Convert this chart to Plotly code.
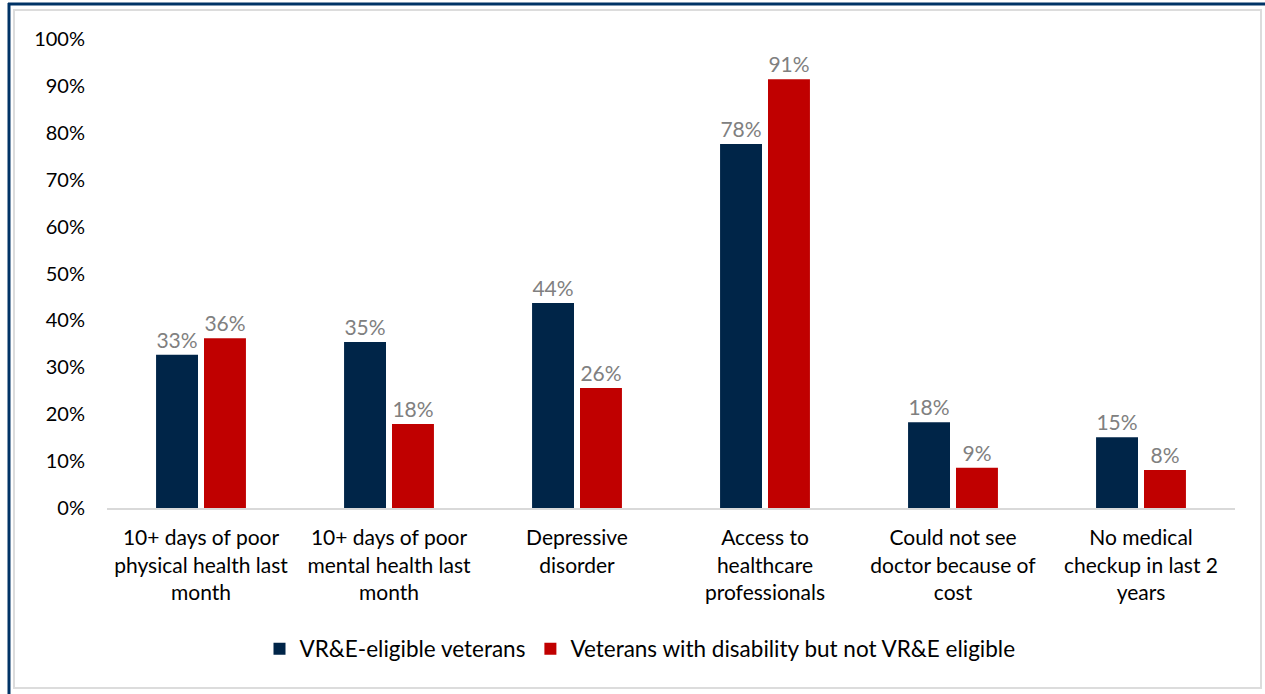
import plotly.graph_objects as go

categories = [
    "10+ days of poor<br>physical health last<br>month",
    "10+ days of poor<br>mental health last<br>month",
    "Depressive<br>disorder",
    "Access to<br>healthcare<br>professionals",
    "Could not see<br>doctor because of<br>cost",
    "No medical<br>checkup in last 2<br>years",
]
series_names = ["VR&E-eligible veterans", "Veterans with disability but not VR&E eligible"]
vre_eligible = [32.7, 35.4, 43.7, 77.6, 18.3, 15.1]
not_eligible = [36.2, 17.9, 25.6, 91.4, 8.6, 8.1]
y_ticks = [0, 10, 20, 30, 40, 50, 60, 70, 80, 90, 100]
y_tick_labels = [f"{t}%" for t in y_ticks]

colors = ["#002548", "#C00000"]
FONT = "Lato, Open Sans, sans-serif"

fig = go.Figure()
for name, vals, col in zip(series_names, [vre_eligible, not_eligible], colors):
    fig.add_trace(go.Bar(
        x=categories, y=vals, name=name,
        marker=dict(color=col, line=dict(width=0)),
        texttemplate="%{y:.0f}%", textposition="outside",
        textfont=dict(color="#808080", size=21, family=FONT),
        cliponaxis=False,
    ))

W, H = 1265, 694
L, R, T, B = 107, 30, 39, 186
pw, ph = W - L - R, H - T - B

def px(x):
    return (x - L) / pw

def py(y):
    return (H - B - y) / ph

shapes = [
    # outer blue frame (left and top)
    dict(type="line", xref="paper", yref="paper", x0=px(9), x1=px(9), y0=py(3), y1=py(694),
         line=dict(color="#003366", width=3)),
    dict(type="line", xref="paper", yref="paper", x0=px(8), x1=px(1265), y0=py(4), y1=py(4),
         line=dict(color="#003366", width=3)),
    # inner grey frame
    dict(type="rect", xref="paper", yref="paper", x0=px(14), x1=px(1261), y0=py(688), y1=py(10),
         line=dict(color="#dcdcdc", width=2)),
]

fig.update_layout(
    width=W, height=H,
    margin=dict(l=L, r=R, t=T, b=B),
    paper_bgcolor="white", plot_bgcolor="white",
    font=dict(family=FONT, size=20, color="#000000"),
    barmode="group", bargap=0.49, bargroupgap=0.125,
    showlegend=True,
    legend=dict(orientation="h", x=px(640), xanchor="center", y=py(649), yanchor="middle",
                font=dict(size=22.5, family=FONT), itemwidth=30, traceorder="normal"),
    shapes=shapes,
    xaxis=dict(showgrid=False, showline=True, linecolor="#d9d9d9", linewidth=2,
               ticks="", ticklabelstandoff=10, tickfont=dict(size=21, family=FONT)),
    yaxis=dict(range=[0, 100], tickvals=y_ticks, ticktext=y_tick_labels, showgrid=False,
               zeroline=False, showline=False, ticks="", ticklabelstandoff=21,
               tickfont=dict(size=20, family=FONT)),
)

fig.write_html("out.html", config={"displayModeBar": False},
               post_script="document.body.style.margin='0';document.body.style.overflow='hidden';")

:::

Problem to work on: Write out each line again precisely as it appears, skipping every picture.

The response:
Convert this chart to Plotly code.
import plotly.graph_objects as go

categories = [
    "10+ days of poor<br>physical health last<br>month",
    "10+ days of poor<br>mental health last<br>month",
    "Depressive<br>disorder",
    "Access to<br>healthcare<br>professionals",
    "Could not see<br>doctor because of<br>cost",
    "No medical<br>checkup in last 2<br>years",
]
series_names = ["VR&E-eligible veterans", "Veterans with disability but not VR&E eligible"]
vre_eligible = [32.7, 35.4, 43.7, 77.6, 18.3, 15.1]
not_eligible = [36.2, 17.9, 25.6, 91.4, 8.6, 8.1]
y_ticks = [0, 10, 20, 30, 40, 50, 60, 70, 80, 90, 100]
y_tick_labels = [f"{t}%" for t in y_ticks]

colors = ["#002548", "#C00000"]
FONT = "Lato, Open Sans, sans-serif"

fig = go.Figure()
for name, vals, col in zip(series_names, [vre_eligible, not_eligible], colors):
    fig.add_trace(go.Bar(
        x=categories, y=vals, name=name,
        marker=dict(color=col, line=dict(width=0)),
        texttemplate="%{y:.0f}%", textposition="outside",
        textfont=dict(color="#808080", size=21, family=FONT),
        cliponaxis=False,
    ))

W, H = 1265, 694
L, R, T, B = 107, 30, 39, 186
pw, ph = W - L - R, H - T - B

def px(x):
    return (x - L) / pw

def py(y):
    return (H - B - y) / ph

shapes = [
    # outer blue frame (left and top)
    dict(type="line", xref="paper", yref="paper", x0=px(9), x1=px(9), y0=py(3), y1=py(694),
         line=dict(color="#003366", width=3)),
    dict(type="line", xref="paper", yref="paper", x0=px(8), x1=px(1265), y0=py(4), y1=py(4),
         line=dict(color="#003366", width=3)),
    # inner grey frame
    dict(type="rect", xref="paper", yref="paper", x0=px(14), x1=px(1261), y0=py(688), y1=py(10),
         line=dict(color="#dcdcdc", width=2)),
]

fig.update_layout(
    width=W, height=H,
    margin=dict(l=L, r=R, t=T, b=B),
    paper_bgcolor="white", plot_bgcolor="white",
    font=dict(family=FONT, size=20, color="#000000"),
    barmode="group", bargap=0.49, bargroupgap=0.125,
    showlegend=True,
    legend=dict(orientation="h", x=px(640), xanchor="center", y=py(649), yanchor="middle",
                font=dict(size=22.5, family=FONT), itemwidth=30, traceorder="normal"),
    shapes=shapes,
    xaxis=dict(showgrid=False, showline=True, linecolor="#d9d9d9", linewidth=2,
               ticks="", ticklabelstandoff=10, tickfont=dict(size=21, family=FONT)),
    yaxis=dict(range=[0, 100], tickvals=y_ticks, ticktext=y_tick_labels, showgrid=False,
               zeroline=False, showline=False, ticks="", ticklabelstandoff=21,
               tickfont=dict(size=20, family=FONT)),
)

fig.write_html("out.html", config={"displayModeBar": False},
               post_script="document.body.style.margin='0';document.body.style.overflow='hidden';")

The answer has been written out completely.